Copy out every line exactly, passing over the pictures.

+---+

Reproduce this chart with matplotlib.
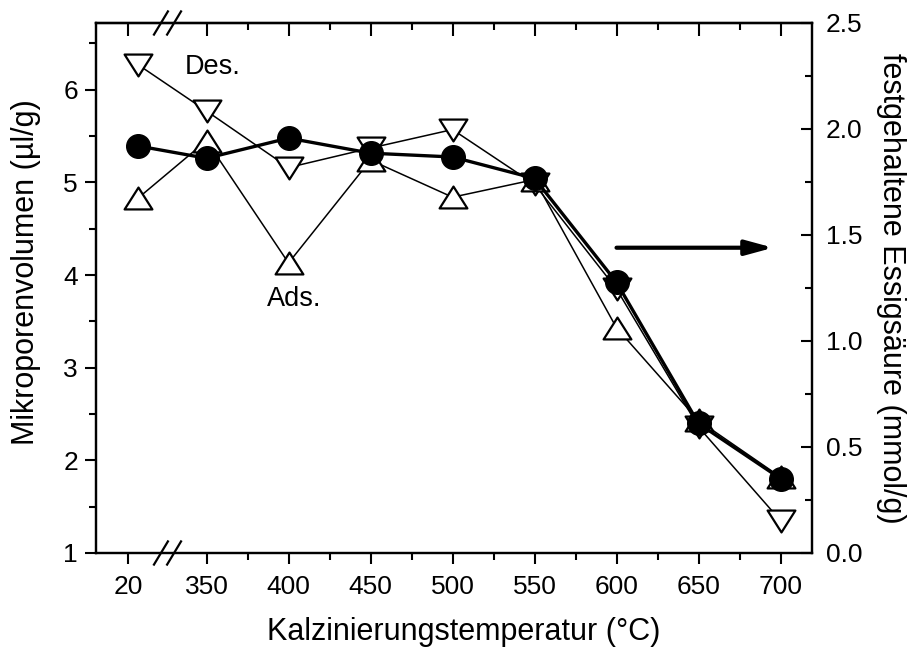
import matplotlib
matplotlib.use('Agg')
import matplotlib.pyplot as plt
from matplotlib.path import Path
from matplotlib.ticker import MultipleLocator, FixedLocator

plt.rcParams['font.family'] = ['Liberation Sans', 'DejaVu Sans']

# Kalzinierungstemperatur (°C)
temps = [20, 350, 400, 450, 500, 550, 600, 650, 700]
# Mikroporenvolumen (µl/g), Desorption / Adsorption
des = [6.27, 5.77, 5.16, 5.37, 5.57, 4.98, 3.85, 2.36, 1.35]
ads = [4.83, 5.45, 4.13, 5.24, 4.84, 5.03, 3.43, 2.43, 1.82]
# festgehaltene Essigsäure (mmol/g)
acid = [1.92, 1.862, 1.957, 1.886, 1.868, 1.767, 1.277, 0.611, 0.351]

tick_labels = [str(t) for t in temps]

# broken axis: 20 sits left of the break, the rest is linear
def pos(t, tick=False):
    if t < 350:
        return 0.046 if tick else 0.165
    return (t - 300) / 50.0

xs = [pos(t) for t in temps]
xticks = [pos(t, tick=True) for t in temps]

FS = 19
LFS = 22
fig = plt.figure(figsize=(9.08, 6.5), dpi=100)
ax = fig.add_axes([96 / 908, 1 - 553 / 650, 716 / 908, 530 / 650])
ax2 = ax.twinx()

# wide open triangles like the Origin symbols
tri_dn = Path([(-1.27, 1), (1.27, 1), (0, -1), (0, 0)], closed=True)
tri_up = Path([(-1.27, -1), (1.27, -1), (0, 1), (0, 0)], closed=True)

ax.plot(xs, des, color='k', lw=1.1, marker=tri_dn, ms=20, mfc='white', mec='k', mew=1.6)
ax.plot(xs, ads, color='k', lw=1.1, marker=tri_up, ms=20, mfc='white', mec='k', mew=1.6)
ax2.plot(xs, acid, color='k', lw=2.4, marker='o', ms=17, mfc='k', mec='k')

ax.set_xlim(-0.348, 8.384)
ax.set_ylim(1, 6.72)
ax2.set_ylim(0, 2.5)

ax.xaxis.set_major_locator(FixedLocator(xticks))
ax.set_xticklabels(tick_labels)
ax.xaxis.set_minor_locator(FixedLocator([i + 0.5 for i in range(1, 8)]))
ax.yaxis.set_major_locator(MultipleLocator(1))
ax.yaxis.set_minor_locator(MultipleLocator(0.5))
ax2.yaxis.set_major_locator(MultipleLocator(0.5))
ax2.yaxis.set_minor_locator(MultipleLocator(0.25))
ax2.yaxis.set_major_formatter(plt.FormatStrFormatter('%.1f'))

ax.tick_params(axis='x', which='both', direction='out', top=False, labelsize=FS, width=1.5, pad=8)
ax.tick_params(axis='x', which='major', length=8)
ax.tick_params(axis='x', which='minor', length=5)
ax.tick_params(axis='y', which='both', direction='out', labelsize=FS, width=1.5, pad=5)
ax.tick_params(axis='y', which='major', length=8)
ax.tick_params(axis='y', which='minor', length=5)
ax2.tick_params(axis='y', which='both', direction='in', labelsize=FS, width=1.5, pad=10)
ax2.tick_params(axis='y', which='major', length=8)
ax2.tick_params(axis='y', which='minor', length=5)

# top axis ticks pointing inward
top = ax.secondary_xaxis('top')
top.xaxis.set_major_locator(FixedLocator(xticks))
top.xaxis.set_minor_locator(FixedLocator([i + 0.5 for i in range(1, 8)]))
top.tick_params(axis='x', which='both', direction='in', labeltop=False, width=1.5)
top.tick_params(axis='x', which='major', length=9)
top.tick_params(axis='x', which='minor', length=5)
top.spines['top'].set_linewidth(1.6)

for a in (ax, ax2):
    for s in a.spines.values():
        s.set_linewidth(1.6)

ax.set_xlabel('Kalzinierungstemperatur (°C)', fontsize=LFS, labelpad=13)
ax.xaxis.label.set_x(0.513)
ax.set_ylabel('Mikroporenvolumen (µl/g)', fontsize=LFS, labelpad=16)
ax.yaxis.label.set_y(0.53)
ax2.set_ylabel('festgehaltene Essigsäure (mmol/g)', fontsize=LFS, rotation=270, labelpad=31)

ax.text(1.08, 6.25, 'Des.', fontsize=19.5, ha='center', va='center')
ax.text(2.07, 3.74, 'Ads.', fontsize=19.5, ha='center', va='center')

ax2.annotate('', xy=(7.91, 1.44), xytext=(6.0, 1.44),
             arrowprops=dict(arrowstyle='-|>,head_length=1.65,head_width=0.45',
                             lw=3, color='k', shrinkA=0, shrinkB=0, mutation_scale=10))

# axis break marks on bottom and top spines
brk = 0.524
for yb in (1.0, 6.72):
    for dx in (-0.08, 0.08):
        ax.plot([brk + dx - 0.085, brk + dx + 0.085], [yb - 0.125, yb + 0.125],
                color='k', lw=1.6, clip_on=False, zorder=5)

fig.savefig('out.png', dpi=100)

+---+

» **Answer below**:
Reproduce this chart with matplotlib.
import matplotlib
matplotlib.use('Agg')
import matplotlib.pyplot as plt
from matplotlib.path import Path
from matplotlib.ticker import MultipleLocator, FixedLocator

plt.rcParams['font.family'] = ['Liberation Sans', 'DejaVu Sans']

# Kalzinierungstemperatur (°C)
temps = [20, 350, 400, 450, 500, 550, 600, 650, 700]
# Mikroporenvolumen (µl/g), Desorption / Adsorption
des = [6.27, 5.77, 5.16, 5.37, 5.57, 4.98, 3.85, 2.36, 1.35]
ads = [4.83, 5.45, 4.13, 5.24, 4.84, 5.03, 3.43, 2.43, 1.82]
# festgehaltene Essigsäure (mmol/g)
acid = [1.92, 1.862, 1.957, 1.886, 1.868, 1.767, 1.277, 0.611, 0.351]

tick_labels = [str(t) for t in temps]

# broken axis: 20 sits left of the break, the rest is linear
def pos(t, tick=False):
    if t < 350:
        return 0.046 if tick else 0.165
    return (t - 300) / 50.0

xs = [pos(t) for t in temps]
xticks = [pos(t, tick=True) for t in temps]

FS = 19
LFS = 22
fig = plt.figure(figsize=(9.08, 6.5), dpi=100)
ax = fig.add_axes([96 / 908, 1 - 553 / 650, 716 / 908, 530 / 650])
ax2 = ax.twinx()

# wide open triangles like the Origin symbols
tri_dn = Path([(-1.27, 1), (1.27, 1), (0, -1), (0, 0)], closed=True)
tri_up = Path([(-1.27, -1), (1.27, -1), (0, 1), (0, 0)], closed=True)

ax.plot(xs, des, color='k', lw=1.1, marker=tri_dn, ms=20, mfc='white', mec='k', mew=1.6)
ax.plot(xs, ads, color='k', lw=1.1, marker=tri_up, ms=20, mfc='white', mec='k', mew=1.6)
ax2.plot(xs, acid, color='k', lw=2.4, marker='o', ms=17, mfc='k', mec='k')

ax.set_xlim(-0.348, 8.384)
ax.set_ylim(1, 6.72)
ax2.set_ylim(0, 2.5)

ax.xaxis.set_major_locator(FixedLocator(xticks))
ax.set_xticklabels(tick_labels)
ax.xaxis.set_minor_locator(FixedLocator([i + 0.5 for i in range(1, 8)]))
ax.yaxis.set_major_locator(MultipleLocator(1))
ax.yaxis.set_minor_locator(MultipleLocator(0.5))
ax2.yaxis.set_major_locator(MultipleLocator(0.5))
ax2.yaxis.set_minor_locator(MultipleLocator(0.25))
ax2.yaxis.set_major_formatter(plt.FormatStrFormatter('%.1f'))

ax.tick_params(axis='x', which='both', direction='out', top=False, labelsize=FS, width=1.5, pad=8)
ax.tick_params(axis='x', which='major', length=8)
ax.tick_params(axis='x', which='minor', length=5)
ax.tick_params(axis='y', which='both', direction='out', labelsize=FS, width=1.5, pad=5)
ax.tick_params(axis='y', which='major', length=8)
ax.tick_params(axis='y', which='minor', length=5)
ax2.tick_params(axis='y', which='both', direction='in', labelsize=FS, width=1.5, pad=10)
ax2.tick_params(axis='y', which='major', length=8)
ax2.tick_params(axis='y', which='minor', length=5)

# top axis ticks pointing inward
top = ax.secondary_xaxis('top')
top.xaxis.set_major_locator(FixedLocator(xticks))
top.xaxis.set_minor_locator(FixedLocator([i + 0.5 for i in range(1, 8)]))
top.tick_params(axis='x', which='both', direction='in', labeltop=False, width=1.5)
top.tick_params(axis='x', which='major', length=9)
top.tick_params(axis='x', which='minor', length=5)
top.spines['top'].set_linewidth(1.6)

for a in (ax, ax2):
    for s in a.spines.values():
        s.set_linewidth(1.6)

ax.set_xlabel('Kalzinierungstemperatur (°C)', fontsize=LFS, labelpad=13)
ax.xaxis.label.set_x(0.513)
ax.set_ylabel('Mikroporenvolumen (µl/g)', fontsize=LFS, labelpad=16)
ax.yaxis.label.set_y(0.53)
ax2.set_ylabel('festgehaltene Essigsäure (mmol/g)', fontsize=LFS, rotation=270, labelpad=31)

ax.text(1.08, 6.25, 'Des.', fontsize=19.5, ha='center', va='center')
ax.text(2.07, 3.74, 'Ads.', fontsize=19.5, ha='center', va='center')

ax2.annotate('', xy=(7.91, 1.44), xytext=(6.0, 1.44),
             arrowprops=dict(arrowstyle='-|>,head_length=1.65,head_width=0.45',
                             lw=3, color='k', shrinkA=0, shrinkB=0, mutation_scale=10))

# axis break marks on bottom and top spines
brk = 0.524
for yb in (1.0, 6.72):
    for dx in (-0.08, 0.08):
        ax.plot([brk + dx - 0.085, brk + dx + 0.085], [yb - 0.125, yb + 0.125],
                color='k', lw=1.6, clip_on=False, zorder=5)

fig.savefig('out.png', dpi=100)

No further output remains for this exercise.